Spent Friday visiting libraries, in some cases re-visits, to solve nits on the Tolkien bibliography. This required much driving around. I left UC Santa Cruz for UC Berkeley - 80 miles, one mountain range, and two congested urban areas, at 2:30, which turned out to be way too late. Had to circle around to avoid the congestion in Santa Cruz where several roads squeeze into one to become the freeway. At 4 pm I was stuck in heavy traffic still 30 miles from my destination.
This is where I started dodging logistical bullets. I thought, "I could take BART," the urban rail system. I could get to the station in ten minutes, the infamously-full parking lots would be starting to open up by now, and it'd get me to Berkeley in an hour.

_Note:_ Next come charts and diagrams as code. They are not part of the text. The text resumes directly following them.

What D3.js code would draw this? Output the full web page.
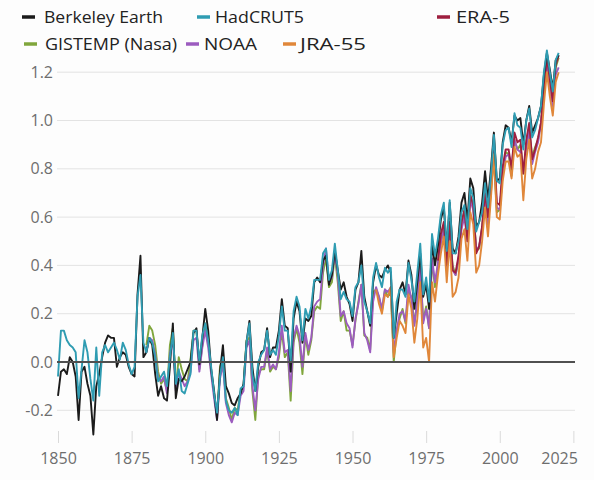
<!DOCTYPE html>
<html>
<head>
<meta charset="utf-8">
<script src="https://cdn.jsdelivr.net/npm/d3@7"></script>
<style>
  html, body { margin: 0; padding: 0; background: #fdfdfd; }
  svg { display: block; font-family: "Open Sans", "Noto Sans", sans-serif; }
</style>
</head>
<body>
<svg id="chart" width="594" height="480"></svg>
<script>
// ---------------- DATA ----------------
const yTicks = [-0.2, 0.0, 0.2, 0.4, 0.6, 0.8, 1.0, 1.2];
const xTicks = [1850, 1875, 1900, 1925, 1950, 1975, 2000, 2025];

const berkeleyStart = 1850;
const berkeley = [
 -0.14,-0.04,-0.03,-0.05,0.02,0.00,-0.06,-0.24,-0.04,-0.02,
 -0.09,-0.14,-0.30,-0.10,-0.05,0.02,0.08,0.11,0.10,0.10,
 -0.02,0.02,0.04,0.03,-0.02,-0.05,-0.06,0.28,0.44,0.02,
 0.04,0.10,0.07,-0.05,-0.14,-0.10,-0.15,-0.16,-0.02,0.16,
 -0.15,-0.07,-0.08,-0.06,-0.03,0.00,0.12,0.14,-0.01,0.10,
 0.22,0.13,-0.03,-0.12,-0.24,-0.04,0.07,-0.10,-0.13,-0.17,
 -0.18,-0.15,-0.13,-0.09,0.08,0.17,-0.02,-0.12,-0.02,0.04,
 0.05,0.14,0.02,0.06,0.06,0.13,0.26,0.15,0.14,-0.04,
 0.18,0.25,0.21,0.08,0.18,0.17,0.19,0.33,0.35,0.33,
 0.42,0.44,0.32,0.36,0.46,0.38,0.30,0.33,0.27,0.24,
 0.17,0.30,0.33,0.46,0.27,0.21,0.15,0.33,0.40,0.36,
 0.35,0.38,0.40,0.37,0.10,0.20,0.30,0.33,0.28,0.42,
 0.36,0.22,0.33,0.45,0.27,0.32,0.22,0.49,0.40,0.48,
 0.59,0.64,0.47,0.66,0.47,0.45,0.52,0.66,0.70,0.58,
 0.76,0.72,0.56,0.58,0.66,0.79,0.67,0.80,0.95,0.75,
 0.76,0.91,0.98,0.97,0.91,1.02,1.00,1.01,0.90,1.00,
 1.06,0.95,0.98,1.01,1.06,1.19,1.28,1.21,1.13,1.25,
 1.27
];

const hadcrutStart = 1850;
const hadcrut = [
 -0.06,0.13,0.13,0.09,0.07,0.06,0.04,-0.15,-0.03,0.09,
 0.04,-0.07,-0.16,0.06,-0.14,0.04,0.07,0.04,0.06,0.08,
 0.05,0.01,0.08,0.05,-0.01,-0.05,-0.02,0.27,0.36,0.08,
 0.04,0.10,0.08,0.02,-0.08,-0.06,-0.04,-0.10,0.02,0.12,
 -0.09,-0.03,-0.12,-0.13,-0.09,-0.05,0.13,0.13,0.00,0.11,
 0.16,0.09,-0.02,-0.13,-0.21,-0.06,0.02,-0.16,-0.20,-0.21,
 -0.19,-0.22,-0.11,-0.10,0.08,0.16,-0.05,-0.12,0.00,0.03,
 0.05,0.13,0.03,0.05,0.03,0.11,0.23,0.13,0.13,0.00,
 0.21,0.27,0.23,0.09,0.22,0.18,0.23,0.34,0.34,0.34,
 0.45,0.47,0.34,0.38,0.49,0.38,0.26,0.29,0.26,0.25,
 0.19,0.31,0.33,0.40,0.25,0.21,0.16,0.35,0.41,0.35,
 0.31,0.39,0.37,0.39,0.10,0.25,0.30,0.30,0.27,0.41,
 0.34,0.25,0.37,0.49,0.28,0.35,0.25,0.53,0.44,0.51,
 0.61,0.66,0.46,0.67,0.45,0.45,0.50,0.62,0.65,0.55,
 0.72,0.68,0.54,0.58,0.62,0.74,0.64,0.77,0.94,0.75,
 0.74,0.90,0.96,0.97,0.89,1.03,0.98,0.97,0.88,1.00,
 1.05,0.93,0.96,1.01,1.06,1.20,1.29,1.20,1.12,1.25,
 1.28
];

const gistempStart = 1880;
const gistemp = [
 0.07,0.15,0.13,0.07,-0.04,-0.09,-0.07,-0.12,0.07,0.14,
 -0.11,0.02,-0.03,-0.07,-0.08,0.01,0.13,0.13,-0.03,0.07,
 0.16,0.09,-0.04,-0.13,-0.23,-0.02,0.02,-0.15,-0.19,-0.24,
 -0.19,-0.20,-0.12,-0.10,0.09,0.10,-0.12,-0.24,-0.05,-0.03,
 -0.03,0.05,-0.04,-0.02,-0.03,0.02,0.13,0.02,0.04,-0.16,
 0.08,0.14,0.08,-0.05,0.11,0.03,0.09,0.21,0.23,0.22,
 0.37,0.43,0.31,0.33,0.44,0.33,0.17,0.21,0.13,0.13,
 0.07,0.17,0.25,0.32,0.11,0.10,0.05,0.29,0.30,0.27,
 0.21,0.30,0.27,0.29,0.00,0.13,0.18,0.22,0.16,0.29,
 0.27,0.16,0.25,0.40,0.17,0.23,0.14,0.42,0.31,0.40,
 0.50,0.56,0.38,0.55,0.40,0.36,0.42,0.56,0.63,0.51,
 0.69,0.65,0.46,0.47,0.56,0.69,0.57,0.70,0.85,0.62,
 0.63,0.78,0.87,0.86,0.77,0.92,0.88,0.90,0.78,0.89,
 0.96,0.85,0.89,0.92,0.99,1.14,1.25,1.16,1.09,1.22,
 1.26
];

const noaaStart = 1880;
const noaa = [
 0.04,0.10,0.09,0.03,-0.07,-0.08,-0.06,-0.13,0.03,0.10,
 -0.12,-0.04,-0.07,-0.10,-0.08,-0.04,0.09,0.10,-0.04,0.06,
 0.13,0.06,-0.05,-0.15,-0.24,-0.07,-0.01,-0.17,-0.22,-0.25,
 -0.21,-0.22,-0.14,-0.12,0.06,0.09,-0.10,-0.20,-0.07,-0.02,
 -0.02,0.06,-0.03,-0.01,-0.03,0.04,0.15,0.04,0.05,-0.12,
 0.10,0.15,0.11,-0.02,0.12,0.05,0.10,0.23,0.25,0.26,
 0.40,0.47,0.33,0.35,0.45,0.36,0.19,0.21,0.16,0.14,
 0.06,0.18,0.24,0.32,0.12,0.09,0.04,0.25,0.31,0.27,
 0.22,0.30,0.29,0.31,0.04,0.13,0.20,0.21,0.17,0.32,
 0.26,0.15,0.26,0.39,0.16,0.22,0.14,0.43,0.33,0.41,
 0.49,0.55,0.39,0.56,0.38,0.36,0.43,0.55,0.60,0.50,
 0.67,0.63,0.46,0.48,0.55,0.67,0.57,0.72,0.87,0.64,
 0.63,0.78,0.85,0.86,0.81,0.92,0.88,0.87,0.79,0.89,
 0.96,0.82,0.87,0.91,0.99,1.12,1.22,1.13,1.06,1.19,
 1.22
];

const era5Start = 1979;
const era5 = [
 0.42,0.53,0.58,0.40,0.58,0.38,0.37,0.44,0.58,0.63,
 0.50,0.69,0.65,0.45,0.48,0.56,0.70,0.60,0.73,0.90,
 0.66,0.65,0.81,0.88,0.88,0.80,0.95,0.91,0.92,0.78,
 0.92,0.99,0.84,0.88,0.93,0.99,1.13,1.26,1.17,1.08,
 1.23,1.27
];

const jra55Start = 1958;
const jra55 = [
 0.30,0.24,0.20,0.28,0.27,0.31,0.02,0.10,0.17,0.15,
 0.12,0.28,0.22,0.08,0.18,0.33,0.06,0.10,0.00,0.33,
 0.25,0.36,0.45,0.52,0.33,0.50,0.27,0.29,0.35,0.51,
 0.55,0.42,0.62,0.57,0.37,0.40,0.50,0.64,0.52,0.68,
 0.86,0.60,0.59,0.75,0.83,0.83,0.76,0.89,0.85,0.86,
 0.67,0.84,0.92,0.76,0.80,0.87,0.91,1.07,1.20,1.10,
 1.02,1.16,1.20
];

const seriesNames  = ["Berkeley Earth", "HadCRUT5", "ERA-5", "GISTEMP (Nasa)", "NOAA", "JRA-55"];
const seriesColors = ["#1b1b1b", "#2f9cb2", "#9e1f3f", "#80a63c", "#9c5cbf", "#e0873a"];

// ---------------- BUILD ----------------
const series = [
  {name: seriesNames[0], color: seriesColors[0], start: berkeleyStart, values: berkeley},
  {name: seriesNames[1], color: seriesColors[1], start: hadcrutStart, values: hadcrut},
  {name: seriesNames[2], color: seriesColors[2], start: era5Start, values: era5},
  {name: seriesNames[3], color: seriesColors[3], start: gistempStart, values: gistemp},
  {name: seriesNames[4], color: seriesColors[4], start: noaaStart, values: noaa},
  {name: seriesNames[5], color: seriesColors[5], start: jra55Start, values: jra55}
].map(s => ({...s, points: s.values.map((v, i) => ({year: s.start + i, value: v}))}));

const svg = d3.select("#chart");
const x = d3.scaleLinear().domain([1850, 2025]).range([58, 573.4]);
const y = d3.scaleLinear().domain([-0.2, 1.2]).range([410.3, 72.2]);

// grid
const grid = svg.append("g");
grid.selectAll("line").data(yTicks).join("line")
  .attr("x1", 57).attr("x2", 575)
  .attr("y1", d => y(d)).attr("y2", d => y(d))
  .attr("stroke", "#e3e3e3").attr("stroke-width", 1);

// y axis labels
const yAxis = d3.axisLeft(y).tickValues(yTicks).tickSize(0).tickPadding(0)
  .tickFormat(d => d < 0 ? "-" + Math.abs(d).toFixed(1) : d.toFixed(1));
const gy = svg.append("g").attr("transform", "translate(53,0)").call(yAxis);
gy.select(".domain").remove();
gy.selectAll("text").attr("fill", "#6e6e6e").style("font-size", "16px")
  .style("font-family", "'Open Sans', sans-serif");

// x axis
const xAxis = d3.axisBottom(x).tickValues(xTicks).tickFormat(d3.format("d")).tickSize(12).tickPadding(10);
const gx = svg.append("g").attr("transform", "translate(0,431)").call(xAxis);
gx.select(".domain").remove();
gx.selectAll(".tick line").attr("stroke", "#dadada");
gx.selectAll("text").attr("fill", "#6e6e6e").style("font-size", "16px")
  .style("font-family", "'Open Sans', sans-serif");
gx.selectAll(".tick").filter(d => d === 2025).select("text").attr("text-anchor", "end").attr("dx", "4");

// lines
const line = d3.line().x(d => x(d.year)).y(d => y(d.value));
const drawOrder = [3, 4, 2, 5, 0, 1];
svg.append("g").selectAll("path").data(drawOrder.map(i => series[i])).join("path")
  .attr("d", d => line(d.points))
  .attr("fill", "none")
  .attr("stroke", d => d.color)
  .attr("stroke-width", 1.9)
  .attr("stroke-linejoin", "round");

// zero line
svg.append("line").attr("x1", 57).attr("x2", 575)
  .attr("y1", y(0)).attr("y2", y(0))
  .attr("stroke", "#505050").attr("stroke-width", 2);

// legend
const legendPos = [
  {sx: 22, tx: 44, ty: 17, w: 119},
  {sx: 197, tx: 215, ty: 17, w: 89},
  {sx: 437, tx: 456, ty: 17, w: 54},
  {sx: 24, tx: 45, ty: 44, w: 132},
  {sx: 186, tx: 204, ty: 44, w: 53},
  {sx: 283, tx: 300, ty: 44, w: 66}
];
const lg = svg.append("g").selectAll("g").data(series).join("g");
lg.append("line")
  .attr("x1", (d, i) => legendPos[i].sx).attr("x2", (d, i) => legendPos[i].sx + 13)
  .attr("y1", (d, i) => legendPos[i].ty).attr("y2", (d, i) => legendPos[i].ty)
  .attr("stroke", d => d.color).attr("stroke-width", 3.5);
lg.append("text")
  .attr("x", (d, i) => legendPos[i].tx).attr("y", (d, i) => legendPos[i].ty)
  .attr("dy", "0.35em")
  .attr("fill", "#222")
  .attr("textLength", (d, i) => legendPos[i].w)
  .attr("lengthAdjust", "spacingAndGlyphs")
  .style("font-size", "16px")
  .style("font-weight", "500")
  .text(d => d.name);
</script>
</body>
</html>
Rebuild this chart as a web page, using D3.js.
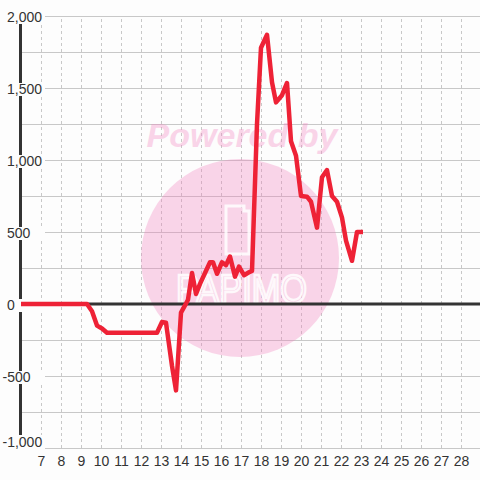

Well, no. BART was suffering a systemic meltdown that day. After ten minutes of the electronic boards continually announcing that a Richmond train (the one I wanted) was due in 4 minutes, a train pulled in. It was going to Daly City (which the boards said wasn't due for 20 minutes). This was the wrong direction, but I got on anyway. Only long-standing knowledge of local geography enabled me to pull this off: I got off at West Oakland, switched back to a Pittsburg train on the opposite track (also the wrong direction), since that was what was arriving in profusion, got off at Rockridge, and took the bus to Berkeley. The bus worked fine.
I got to the library at 6 pm. I couldn't help feeling that, despite traffic, driving would have been faster. However, either way, I'd arrived after the privileges desk, which issues stack passes to the unaffiliated*, had closed for the day. The circulation desk had no authority to let me in. However, the staffers were willing to go fetch the one book I desperately needed, and let me use it at the desk. Bless you, kindly staffers.
Fortunately, also, I've learned to take a flash drive with me on university library visits. Photocopiers are on the way out. Scanners are in, darkly.
There wasn't enough time to get over to the City for the concert that evening, even if I had skipped dinner, so no review of the SF Conservatory's production of Albert Herring from me. So I stopped off at Top Dog for a linguiƧa (their best product) on the way back to BART. By this time the arrival announcements were just contradicting each other, like the parking announcers in Airport, but the trains were running normally.
*Yes, I could join the alumni association and get stack privileges that way. But that's the only thing the alumni association offers that I'd want, and I've never had trouble getting access from the privileges desk.